The performance analysis and optimization of a regenerated air refrigerator is carried out by taking the cooling load density, i.e. the ratio of cooling load to the maximum specific volume in the cycle, as the optimization objective using finite-time thermodynamics or entropy generation minimization in this paper. Analytical relationships between cooling load density and pressure ratio, as well as between coefficient of performance (COP) and pressure ratio are derived. The irreversibilities considered in the analysis include the heat transfer losses in the hot- and cold-side heat exchangers and the regenerator, the non-isentropic compression and expansion losses in the compressor and expander, and the pressure drop losses in the piping.
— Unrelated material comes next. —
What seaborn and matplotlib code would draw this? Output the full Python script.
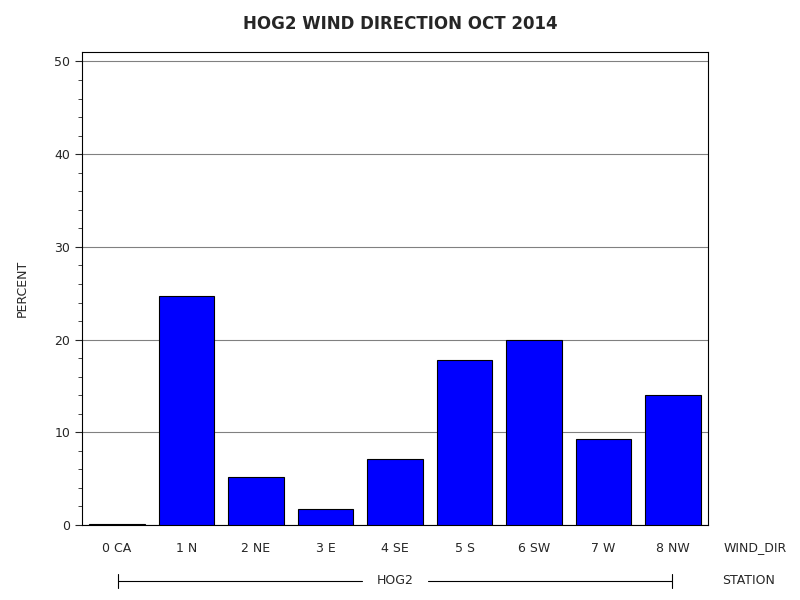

The comparison of the cycle performances under maximum cooling load density and maximum cooling load conditions is performed. The optimal performance characteristics of the cycle are obtained by optimizing the pressure ratio of the compressor, and searching the optimum distribution of heat conductances of the hot- and cold-side heat exchangers and regenerator for the fixed total heat exchanger inventory. The influences of the effectivenesses of the regenerator as well as the hot- and cold-side heat exchangers, the efficiencies of the expander and the compressor, the pressure recovery coefficient, and the temperature ratio of the heat reservoirs on the cooling load density and COP are examined and shown by numerical examples.